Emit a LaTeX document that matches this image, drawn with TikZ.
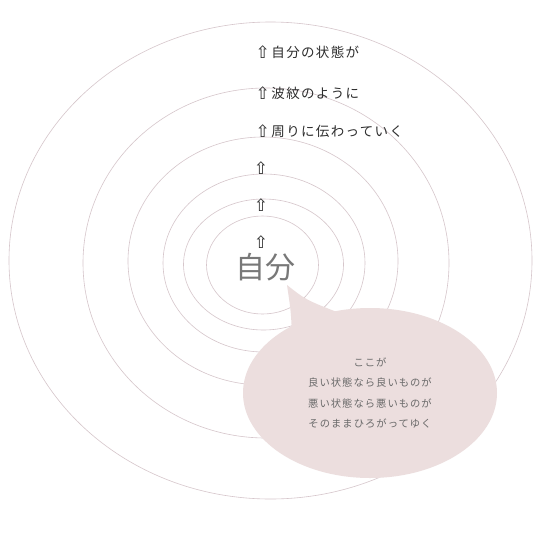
\documentclass[tikz,border=0pt]{standalone}
\usepackage{fontspec}
\usetikzlibrary{shapes.geometric}
\newfontfamily\jpfont[LetterSpace=10]{Noto Sans CJK JP}
\newfontfamily\jpsmall[LetterSpace=10]{Noto Sans CJK JP}
\newfontfamily\jpbig{Noto Sans CJK JP}
\newfontfamily\arrfont{DejaVu Sans}
\definecolor{ringcol}{RGB}{214,198,203}
\definecolor{bubblecol}{RGB}{236,222,222}
\definecolor{labelcol}{RGB}{45,45,45}
\definecolor{selfcol}{RGB}{120,120,120}
\definecolor{bubtext}{RGB}{105,105,105}
\newcommand{\uparr}{\raisebox{-1.2pt}{\arrfont\fontsize{17}{17}\selectfont ⇧}}
\tikzset{
  ring/.style={draw=ringcol, line width=0.6pt},
  label/.style={anchor=west, inner sep=0pt, text=labelcol, font=\jpfont\fontsize{13.5}{14}\selectfont},
  arrowlabel/.style={inner sep=0pt, text=labelcol, text height=10pt, text depth=0pt},
  selfnode/.style={inner sep=0pt, text=selfcol, font=\jpbig\fontsize{30}{32}\selectfont},
  bubble/.style={ellipse, fill=bubblecol, minimum width=254pt, minimum height=170pt, inner sep=0pt,
     align=center, text=bubtext, font=\jpsmall\fontsize{10.3}{20.6}\selectfont},
}
\begin{document}
\begin{tikzpicture}[x=1pt,y=-1pt]
\useasboundingbox (0,0) rectangle (554,544);
\fill[white] (0,0) rectangle (554,544);
% concentric rings
\draw[ring] (262.5,265) ellipse [x radius=56, y radius=49];
\draw[ring] (263.5,264.5) ellipse [x radius=80, y radius=65.5];
\draw[ring] (264,263) ellipse [x radius=101, y radius=89];
\draw[ring] (263,261) ellipse [x radius=135, y radius=124];
\draw[ring] (266,263) ellipse [x radius=183, y radius=175];
\draw[ring] (270.5,260.5) ellipse [x radius=261.5, y radius=238.5];
% labels
\node[label] (l1) at (255.5,52) {\uparr\hspace{1.5pt}自分の状態が};
\node[label] (l2) at (255.5,93) {\uparr\hspace{1.5pt}波紋のように};
\node[label] (l3) at (255.5,131) {\uparr\hspace{1.5pt}周りに伝わっていく};
\node[arrowlabel] (a4) at (261,168) {\uparr};
\node[arrowlabel] (a5) at (261,205) {\uparr};
\node[arrowlabel] (a6) at (261,242) {\uparr};
\node[selfnode] (self) at (265,267) {自分};
% speech bubble
\node[bubble] (bub) at (370,393) {ここが\\良い状態なら良いものが\\悪い状態なら悪いものが\\そのままひろがってゆく};
\fill[bubblecol] (292,336) .. controls (291,312) .. (287,285) .. controls (306,300) .. (342,314) -- (330,340) -- cycle;
\end{tikzpicture}
\end{document}
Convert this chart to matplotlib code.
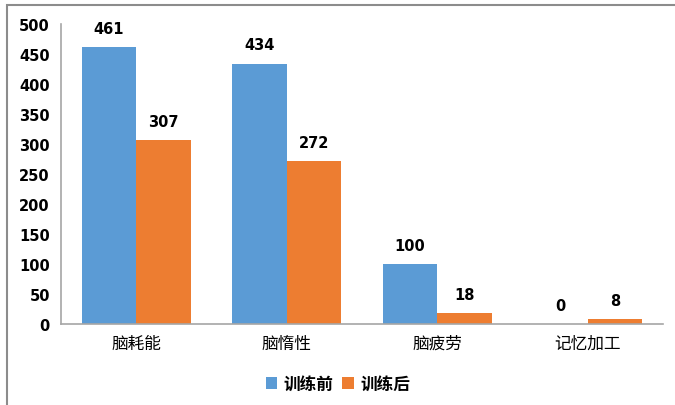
import matplotlib.pyplot as plt
import matplotlib.patches as mpatches
import numpy as np

plt.rcParams['font.family'] = ['Noto Sans CJK SC', 'DejaVu Sans']

categories = ['脑耗能', '脑惰性', '脑疲劳', '记忆加工']
before = [461, 434, 100, 0]
after = [307, 272, 18, 8]
series_names = ['训练前', '训练后']
colors = ['#5B9BD5', '#ED7D31']

W, H = 675, 406
fig = plt.figure(figsize=(W / 100, H / 100), dpi=100)
ax = fig.add_axes([61 / W, 1 - 325 / H, 602 / W, 300 / H])

x = np.arange(len(categories))
bw = 0.362
bars1 = ax.bar(x - bw / 2, before, bw, color=colors[0], label=series_names[0])
bars2 = ax.bar(x + bw / 2, after, bw, color=colors[1], label=series_names[1])

for bars, vals in ((bars1, before), (bars2, after)):
    for b, v in zip(bars, vals):
        ax.annotate(str(v), (b.get_x() + b.get_width() / 2, v),
                    xytext=(0, 8), textcoords='offset points',
                    ha='center', va='bottom', fontsize=10.5,
                    fontweight='bold', family='DejaVu Sans')

ax.set_xlim(-0.5, len(categories) - 0.5)
ax.set_ylim(0, 500)
ax.set_yticks(range(0, 501, 50))
ax.set_xticks(x)
ax.set_xticklabels(categories, fontsize=12, fontweight='medium')
for t in ax.get_yticklabels():
    t.set_fontweight('bold')
    t.set_fontsize(10.5)
    t.set_family('DejaVu Sans')
ax.tick_params(axis='both', length=0)
ax.tick_params(axis='y', pad=8)
ax.tick_params(axis='x', pad=8)

for s in ('top', 'right'):
    ax.spines[s].set_visible(False)
for s in ('left', 'bottom'):
    ax.spines[s].set_color('#A6A6A6')
    ax.spines[s].set_linewidth(1.2)

ax.legend(loc='center', bbox_to_anchor=(0.46, -0.2), ncol=2, frameon=False,
          handlelength=0.7, handleheight=0.7,
          handletextpad=0.4, columnspacing=0.5,
          prop={'weight': 'bold', 'size': 12})

# outer frame, only top and left edges fall inside the canvas
fig.patches.append(mpatches.Rectangle((7 / W, -0.1), 1.2, 1 - 6 / H + 0.1,
                                      transform=fig.transFigure, fill=False,
                                      edgecolor='#8C8C8C', linewidth=1.5))

fig.savefig('out.png', dpi=100)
* * *
Reproduce every line of the listing above in which the string "matplotlib" appears.

- _EXERCISE OUTPUT_
Convert this chart to matplotlib code.
import matplotlib.pyplot as plt
import matplotlib.patches as mpatches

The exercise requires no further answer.